Polman, Unilever olarak, Türkiye’den 21 ülkeye yıllık 150 milyon dolar düzeyinde ihracat yaptıklarını kaydederek, “Elbette ki, yeni yatırımlarımızla Türkiye’den ihracatımızı artırmayı hedefliyoruz. Sadece bölge ülkeler değil, Uzakdoğu ve Afrika gibi pazarlara daha rahat erişim için tüm fırsatlara bakıyor ve seçenekleri değerlendiriyoruz. Bu noktada da Türk hükümetinin altyapı yatırımlarına hız kesmeden devam etmesini diliyorum” ifadesini kullandı.

Polman, Türkiye’de yatırımları olan küresel şirket olarak, diğer uluslararası şirketlere Türkiye’nin yatırım ve iş yapmak için harika bir ülke olduğunu anlattıklarını kaydederek, “Biz, Türkiye’nin iyi gününde de kötü gününde de dostuyuz. Zira, asıl güvenin ve sadakatin, olumsuzlukların ve zorlukların yaşandığı, ekonominin iyi olmadığı zamanlarda geliştiğine ve güçlendiğine inanıyoruz. Biz zor zamanlarında Türk tüketicisinin hep yanında olduk. Şirketimizi ve markalarımızı da bugünkü olduğu noktalara tüketicilerimizin taşıdığının bilincindeyiz ve bunun için minnettarız. Bu ülke insanı için yatırım yapıyoruz, bundan sonra da yapmaya devam edeceğiz” dedi.

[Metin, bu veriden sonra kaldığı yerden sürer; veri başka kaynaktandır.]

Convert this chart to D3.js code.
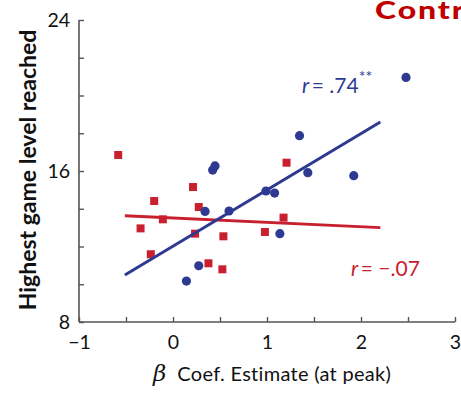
<!DOCTYPE html>
<html>
<head>
<meta charset="utf-8">
<script src="https://cdn.jsdelivr.net/npm/d3@7"></script>
<style>
  html, body { margin: 0; padding: 0; background: #fff; }
  svg { display: block; overflow: hidden; }
  text { font-family: Lato, "Open Sans", "Noto Sans", sans-serif; }
</style>
</head>
<body>
<svg id="chart" width="461" height="394"></svg>
<script>
// Control group: per-subject beta estimate vs. highest game level
const redX = [-0.583, -0.20, -0.345, -0.108, -0.236, 0.213, 0.274, 0.235, 0.377, 0.536, 0.525, 0.978, 1.176, 1.208];
const redY = [16.85, 14.41, 12.96, 13.44, 11.59, 15.15, 14.09, 12.68, 11.11, 12.54, 10.79, 12.77, 13.53, 16.44];
const blueX = [2.479, 1.346, 1.434, 1.923, 0.989, 1.081, 1.137, 0.596, 0.341, 0.422, 0.447, 0.274, 0.143];
const blueY = [20.96, 17.87, 15.91, 15.75, 14.94, 14.83, 12.68, 13.88, 13.86, 16.05, 16.27, 10.98, 10.17];

// Fitted lines (start / end points in data units)
const blueFitX = [-0.512, 2.206];
const blueFitY = [10.49, 18.60];
const redFitX = [-0.512, 2.206];
const redFitY = [13.63, 13.00];

const xTicks = [-1, -0.5, 0, 0.5, 1, 1.5, 2, 2.5, 3];
const xTickLabels = ["\u22121", "", "0", "", "1", "", "2", "", "3"];
const yTicks = [8, 10, 12, 14, 16, 18, 20, 22, 24];
const yTickLabels = ["8", "", "", "", "16", "", "", "", "24"];

const BLUE = "#2e3a91";
const RED = "#c8202f";
const TICK_FONT = "'Liberation Sans Narrow', 'Arial Narrow', Lato, sans-serif";

const svg = d3.select("#chart");
const x = d3.scaleLinear().domain([-1, 3]).range([79, 455]);
const y = d3.scaleLinear().domain([8, 24]).range([322, 20]);

// Axes
const xAxis = d3.axisBottom(x).tickValues(xTicks).tickSize(-5)
  .tickFormat((d, i) => xTickLabels[i]);
const yAxis = d3.axisLeft(y).tickValues(yTicks).tickSize(-5)
  .tickFormat((d, i) => yTickLabels[i]);

const gx = svg.append("g").attr("transform", "translate(0,322)").call(xAxis);
const gy = svg.append("g").attr("transform", "translate(79,0)").call(yAxis);

[gx, gy].forEach(g => {
  g.select(".domain").attr("stroke", "#555").attr("stroke-width", 1.6);
  g.selectAll(".tick line").attr("stroke", "#555").attr("stroke-width", 1.4);
  g.selectAll(".tick text").attr("fill", "#111").attr("font-size", 19.5)
    .attr("font-family", TICK_FONT);
});
gx.select(".domain").attr("d", "M79,0H455");
gy.select(".domain").attr("d", "M0,322V20");
gx.selectAll(".tick text").attr("y", 27).attr("dy", null);
gy.selectAll(".tick text").attr("x", -9);

// Scatter points
svg.append("g").selectAll("rect").data(redX).join("rect")
  .attr("x", (d) => x(d) - 4).attr("y", (d, i) => y(redY[i]) - 4)
  .attr("width", 8).attr("height", 8).attr("fill", RED);

svg.append("g").selectAll("circle").data(blueX).join("circle")
  .attr("cx", (d) => x(d)).attr("cy", (d, i) => y(blueY[i]))
  .attr("r", 4.6).attr("fill", BLUE);

// Regression lines
const line = d3.line().x(d => x(d[0])).y(d => y(d[1]));
svg.append("path").datum(d3.zip(redFitX, redFitY)).attr("d", line)
  .attr("stroke", RED).attr("stroke-width", 3).attr("fill", "none");
svg.append("path").datum(d3.zip(blueFitX, blueFitY)).attr("d", line)
  .attr("stroke", BLUE).attr("stroke-width", 3).attr("fill", "none");

// Correlation labels
const rb = svg.append("text").attr("x", 302).attr("y", 93)
  .attr("font-size", 21).attr("fill", BLUE);
rb.append("tspan").attr("font-style", "italic").text("r");
rb.append("tspan").text("\u2009= .74");
rb.append("tspan").attr("font-size", 16).attr("dy", -11).text("**");

const rr = svg.append("text").attr("x", 351).attr("y", 276)
  .attr("font-size", 21).attr("fill", RED);
rr.append("tspan").attr("font-style", "italic").text("r");
rr.append("tspan").text("\u2009= \u2212.07");

// Axis titles
svg.append("text")
  .attr("transform", "translate(36,170) rotate(-90)")
  .attr("text-anchor", "middle").attr("font-size", 23).attr("font-weight", "bold")
  .attr("fill", "#111").text("Highest game level reached");

const xt = svg.append("text").attr("x", 153).attr("y", 381)
  .attr("font-size", 20).attr("fill", "#111");
xt.append("tspan").attr("font-family", "'DejaVu Serif', 'Liberation Serif', serif")
  .attr("font-style", "italic").attr("font-size", 23).text("\u03b2");
xt.append("tspan").attr("dx", 11).attr("letter-spacing", 0.3).text("Coef. Estimate (at peak)");

// Group title (runs past the right edge)
svg.append("text").attr("transform", "translate(375,19) scale(1.28,1)")
  .attr("font-size", 25).attr("font-weight", 900).attr("fill", "#c00000")
  .attr("letter-spacing", 1.5)
  .text("Control");
</script>
</body>
</html>
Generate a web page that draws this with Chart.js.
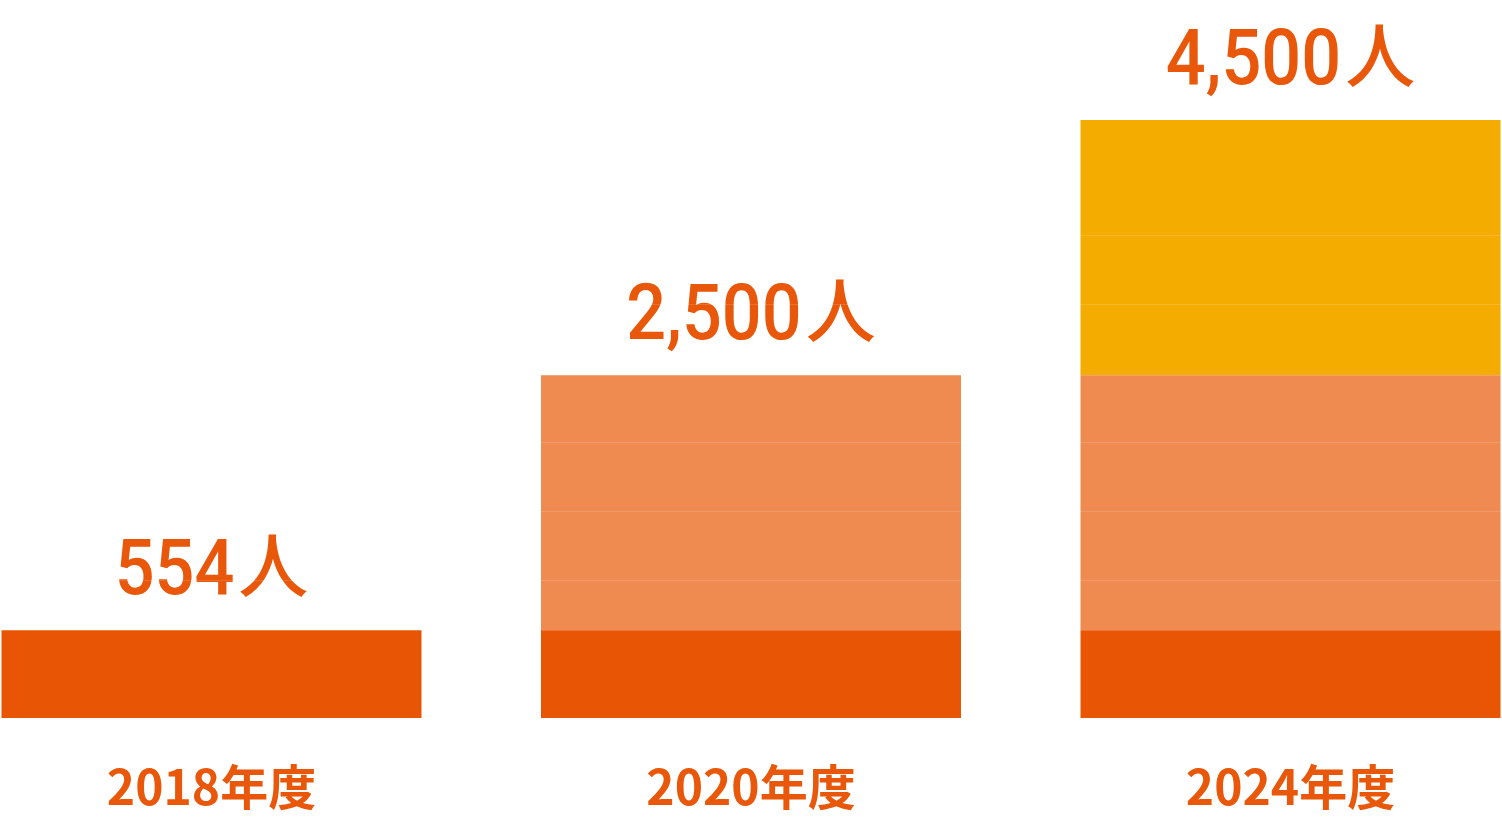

Barış için ekonomik özgürlük şart

“Dünyada barışı ve huzuru sağlamak için insanlara iş ve ekonomik özgürlük ortamı yaratmaktan daha iyi bir yol bilmiyorum” diyen Paul Polman, dünyada her gece 800 milyon kişinin ertesi sabahı çıkarabileceğinden emin olmadan aç yattığını vurguladı. Polman, “Bu insanları doyurmanın bir yolunu bulmak için çözüm üretmeye adanmış bir şirket olsanız, bu müthiş bir fırsat değil mi? Ya da hala 1 milyar kişinin temiz suya erişimi yok. Bu insanlara temiz su ulaştırmanın ucuz yolunu bulmak, hem sorumlu hem de kârlı bir iş modeli yaratabilir. Çok gururluyum ki, Türkiye’de büyümemizin yüzde 80’lik bölümü, toplumsal bir sorumluluğa çözüm üretmeye odaklı markalarımızdan geliyor. Örneğin Türkiye’deki gıda hammadde tedariğimizin yüzde 89’u bugün itibarıyla sürdürülebilir kaynaklardan geliyor. Bunun için Knorr markamızda 1500 çiftçimizle birlikte çalışıyoruz. Lipton markamızla Karadeniz’de iş hacmi yarattığımız çiftçi aile sayısı 45 bine ulaştı” şeklinde konuştu.